**Given records:**
<<<<

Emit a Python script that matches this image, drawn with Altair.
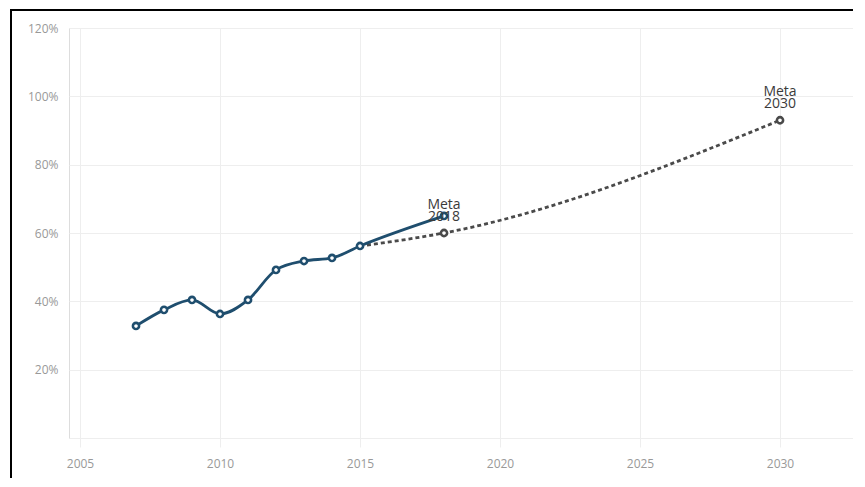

>>>>
<<<<

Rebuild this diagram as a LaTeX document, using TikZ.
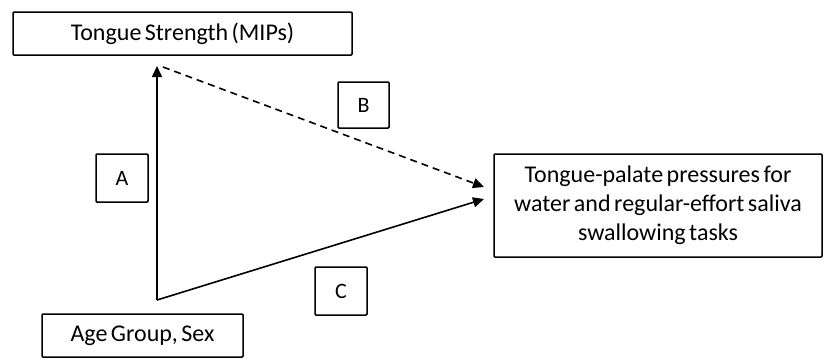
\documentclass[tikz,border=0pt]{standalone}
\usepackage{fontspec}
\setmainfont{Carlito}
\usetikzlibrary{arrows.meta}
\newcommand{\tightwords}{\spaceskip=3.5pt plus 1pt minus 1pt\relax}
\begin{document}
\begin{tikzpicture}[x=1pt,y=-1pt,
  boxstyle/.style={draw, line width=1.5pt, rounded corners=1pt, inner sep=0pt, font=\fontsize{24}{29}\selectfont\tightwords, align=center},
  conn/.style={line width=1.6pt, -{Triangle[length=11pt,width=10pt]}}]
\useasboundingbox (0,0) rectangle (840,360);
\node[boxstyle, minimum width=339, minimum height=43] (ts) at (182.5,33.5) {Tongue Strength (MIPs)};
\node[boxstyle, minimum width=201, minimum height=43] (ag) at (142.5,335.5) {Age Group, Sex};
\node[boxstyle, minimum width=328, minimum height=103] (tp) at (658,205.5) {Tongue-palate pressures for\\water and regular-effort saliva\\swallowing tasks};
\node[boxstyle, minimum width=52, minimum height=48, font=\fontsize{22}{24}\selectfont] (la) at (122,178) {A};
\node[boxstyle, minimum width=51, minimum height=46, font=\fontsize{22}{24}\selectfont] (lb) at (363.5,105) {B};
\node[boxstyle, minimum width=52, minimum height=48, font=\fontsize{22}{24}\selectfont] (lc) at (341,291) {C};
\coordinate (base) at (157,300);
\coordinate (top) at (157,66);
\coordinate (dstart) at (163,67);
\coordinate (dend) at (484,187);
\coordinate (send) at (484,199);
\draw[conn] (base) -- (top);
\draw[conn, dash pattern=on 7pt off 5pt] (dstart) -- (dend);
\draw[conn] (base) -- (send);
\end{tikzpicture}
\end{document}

>>>>

**Written problem:** Across the records above, count the lines holding "this" and reply with that number alone.

**Finished task:** 2